A desilusão do divã.
Eu sinto-me na obrigação de falar deste último livro que li. Nem é bem obrigação, é mais uma necessidade que me consome, esta de ter de partilhar a minha surpresa com este livro.
Para os mais distraídos (não vos condeno!), o livro que estava a ler (terminei ontem) foi Os pacientes de Freud de Mikkel Borch-Jacobsen. Não é que eu seja muito freudiana ou até apologista desta vertente da psicanálise ou psicodinâmica, mas o Freud é um nome histórico, é muito mais do que um vulto da psicologia, ele estende-se a muitas outras áreas e ocupou um lugar sólido na história do século XIX/XX. Portanto, a curiosidade sobre este senhor estava activada e ainda subiu de nível quando entendi que o livro contava cerca de 32 casos clínicos, muitos deles escritos pelo próprio Freud (mas com outros nomes, para proteger os envolvidos) ao longo da sua carreira. A questão é que uma coisa é ler os casos pela escrita do próprio psicanalista, outra é descobrir quem foram, realmente, estas pessoas e quais eram as suas histórias e o que as levou até ao divã. Eu, como adoro esta viagem pela vida dos outros e adoro uma boa narrativa, amarrei no livro (cerca de 10€, na Fnac) e só parei quando cheguei ao último caso.
Bem, posso dizer-vos que toda esta leitura é uma chapada na cara. Por vários motivos, meus caros. O primeiro, e mais flagrante a meu ver, é descobrir que o senhor Sigmund Freud foi autor de muitas asneiradas e que, muitas delas, arruinaram a vida de muitos pacientes ou, pelo menos, não curaram e agravaram os seus problemas. Mas coisas a sério, desde pacientes ficarem viciados em cocaína e outros a ficarem com o rosto desfigurado (por cirurgias que ele recomendava pois, no seu entender, resolviam as ditas neuroses). Todo o livro é um rol de histórias em que nos deparamos mais vezes com a "monstruosidade" e ficção da psicanálise do que propriamente com a genialidade do seu autor e desta vertente da psicologia. Depois, ficamos a perceber que existia todo um jogo de interesses, muito poucos éticos, entre os ditos membros da sociedade vienense psicanalítica. Desde casos com pacientes a tratar parentes directos (como os próprios filhos), era o vale tudo. Além disso, também ficamos com um retrato muito curioso de Viena do século XIX/inícios séc. XX, pois isto da psicanálise era cura que só podia ser desembolsada por gente com riqueza e património. A quantidade de novos e velhos ricos que sofriam da alma era elevadíssima! Desde problemas de origem mais genética/biológica a problemas de existência, há de tudo. E há, infelizmente, muitos relatos da incoerência das interpretações de Freud, da dissimulação do mesmo face aos escritos dos casos (por exemplo, casos que terminaram em insucesso e o Freud escreveu-os como o maior êxito), da falta de empirismo da psicanálise, entre outros.

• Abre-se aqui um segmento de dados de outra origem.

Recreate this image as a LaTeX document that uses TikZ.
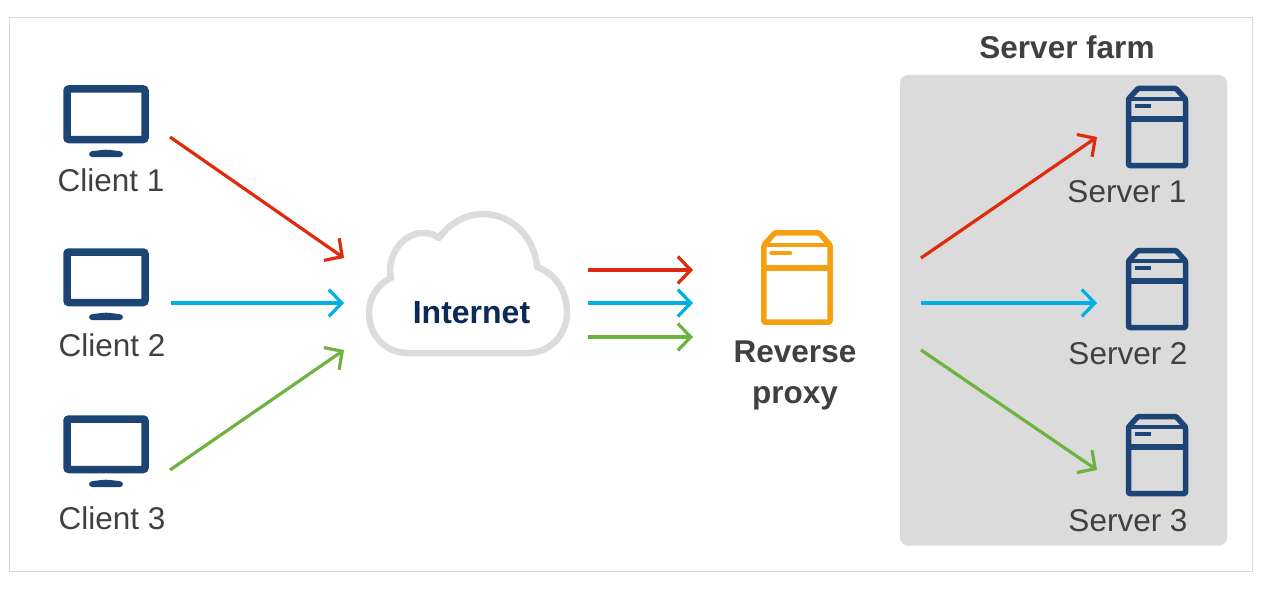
\documentclass[tikz,border=0pt]{standalone}
\usepackage{fontspec}
\setmainfont{Liberation Sans}
\usetikzlibrary{arrows.meta}
\definecolor{navyicon}{HTML}{1C4474}
\definecolor{orangeicon}{HTML}{F4A011}
\definecolor{redline}{HTML}{DF2A0D}
\definecolor{blueline}{HTML}{00B0E4}
\definecolor{greenline}{HTML}{6DB33F}
\definecolor{labeltext}{HTML}{404040}
\definecolor{nettext}{HTML}{0B2A57}
\definecolor{farmgray}{HTML}{DBDBDB}
\definecolor{cloudgray}{HTML}{DCDCDC}
\tikzset{
    lbl/.style={anchor=base, text=labeltext, font=\fontsize{31.5}{36}\selectfont},
    lblbold/.style={anchor=base, text=labeltext, font=\bfseries\fontsize{31.5}{36}\selectfont},
    flow/.style={->, line width=3.2pt},
    pics/monitoricon/.style={code={
        \draw[navyicon, line width=7.5pt, rounded corners=2pt] (-39,-25) rectangle (39,25.5);
        \fill[navyicon, rounded corners=3pt] (-17,43) -- (-17,37.5) -- (0,35.5) -- (17,37.5) -- (17,43) -- cycle;
    }},
    pics/servericon/.style={code={
        \draw[#1, line width=5.5pt, line join=round, rounded corners=1pt]
            (-28.5,38.5) -- (-28.5,-28) -- (-19,-38.5) -- (19,-38.5) -- (28.5,-28) -- (28.5,38.5) -- cycle;
        \draw[#1, line width=4pt] (-28.5,-28) -- (28.5,-28);
        \draw[#1, line width=5.5pt] (-28.5,-8) -- (28.5,-8);
        \draw[#1, line width=4.5pt] (-22,-21) -- (-6,-21);
    }},
}
\begin{document}
\begin{tikzpicture}[x=1pt, y=-1pt, >={Straight Barb[length=13pt, width=27pt, line width=3.2pt]}]
    \useasboundingbox (0,0) rectangle (1265,591);
    % 1. Frame and server farm panel
    \draw[black!15, line width=1pt] (9.5,17.5) rectangle (1252,571.5);
    \fill[farmgray, rounded corners=8pt] (900,75) rectangle (1227,545.5);
    \node[lblbold] (farm) at (1067,59) {Server farm};

    % 2. Clients
    \pic at (106,114) {monitoricon};
    \pic at (106,277) {monitoricon};
    \pic at (106,444) {monitoricon};
    \node[lbl] (client1) at (111,191) {Client 1};
    \node[lbl] (client2) at (112,356) {Client 2};
    \node[lbl] (client3) at (112,529) {Client 3};

    % 3. Internet cloud
    \draw[cloudgray, line width=6.5pt, line join=round]
        (408,353) .. controls (385,353) and (369,335) .. (369,313)
        .. controls (369,297) and (378,284) .. (391,278)
        .. controls (386,255) and (404,232) .. (424,233)
        .. controls (430,233) and (435,235) .. (439,238)
        .. controls (449,224) and (465,214) .. (483,214)
        .. controls (512,214) and (535,238) .. (537,267)
        .. controls (554,273) and (567,290) .. (567,312)
        .. controls (567,335) and (550,353) .. (527,353) -- cycle;
    \node[anchor=base, text=nettext, font=\bfseries\fontsize{32}{36}\selectfont] (internet) at (471.5,323) {Internet};

    % 4. Reverse proxy
    \pic[scale=1.16] at (797,277.5) {servericon={orangeicon, line cap=round}};
    \node[lblbold] (reverse) at (795,362) {Reverse};
    \node[lblbold] (proxy) at (795,403) {proxy};

    % 5. Servers
    \pic at (1157,127) {servericon={navyicon}};
    \pic at (1157,289) {servericon={navyicon}};
    \pic at (1157,455) {servericon={navyicon}};
    \node[lbl] (server1) at (1127,202) {Server 1};
    \node[lbl] (server2) at (1128,364) {Server 2};
    \node[lbl] (server3) at (1128,531) {Server 3};

    % 6. Arrow end points
    \coordinate (c1out) at (170,137);
    \coordinate (c2out) at (171,303);
    \coordinate (c3out) at (170,470);
    \coordinate (netin1) at (344,258);
    \coordinate (netin2) at (344,303);
    \coordinate (netin3) at (344,350);
    \coordinate (netout1) at (588,270);
    \coordinate (netout2) at (588,303);
    \coordinate (netout3) at (588,337);
    \coordinate (proxyin1) at (693,270);
    \coordinate (proxyin2) at (693,303);
    \coordinate (proxyin3) at (693,337);
    \coordinate (proxyout1) at (921,258);
    \coordinate (proxyout2) at (921,303);
    \coordinate (proxyout3) at (921,350);
    \coordinate (s1in) at (1097,137);
    \coordinate (s2in) at (1097,303);
    \coordinate (s3in) at (1097,470);

    % 7. Traffic arrows
    \draw[flow, redline] (c1out) -- (netin1);
    \draw[flow, blueline] (c2out) -- (netin2);
    \draw[flow, greenline] (c3out) -- (netin3);
    \draw[flow, redline] (netout1) -- (proxyin1);
    \draw[flow, blueline] (netout2) -- (proxyin2);
    \draw[flow, greenline] (netout3) -- (proxyin3);
    \draw[flow, redline] (proxyout1) -- (s1in);
    \draw[flow, blueline] (proxyout2) -- (s2in);
    \draw[flow, greenline] (proxyout3) -- (s3in);
\end{tikzpicture}
\end{document}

Eu achei uma leitura deliciosa, confesso. Fez-me questionar muito sobre esta grande personalidade, sobre toda a abordagem psicanalítica, mas deu-me a conhecer 32 pessoas, as suas famílias, as suas histórias, as suas relações e o que as atormentava e preocupava. Algumas coisas foram chocantes e ter conhecimento das mesmas faz-me compreender a necessidade de sermos críticos, de não nos deixarmos levar pela palavra da autoridade quando não nos faz muito sentido (isto porque, alguns pacientes ficavam a pensar que tinham determinadas memórias atrozes, porque o Freud basicamente as criava e interpretava a situação do sujeito a partir dessa memória inexistente e irreal).
Aconselho a quem gosta deste tipo de leitura e quem gosta de se surpreender, mas sei que não é o livro mais apaixonante à face da terra. No entanto, amigos, se gostam de uma boa novela mexicana, este livro não vos vai desiludir, porque o pessoal de Viena daquela época vivia a vida num outro plano, com muitas emoções à mistura!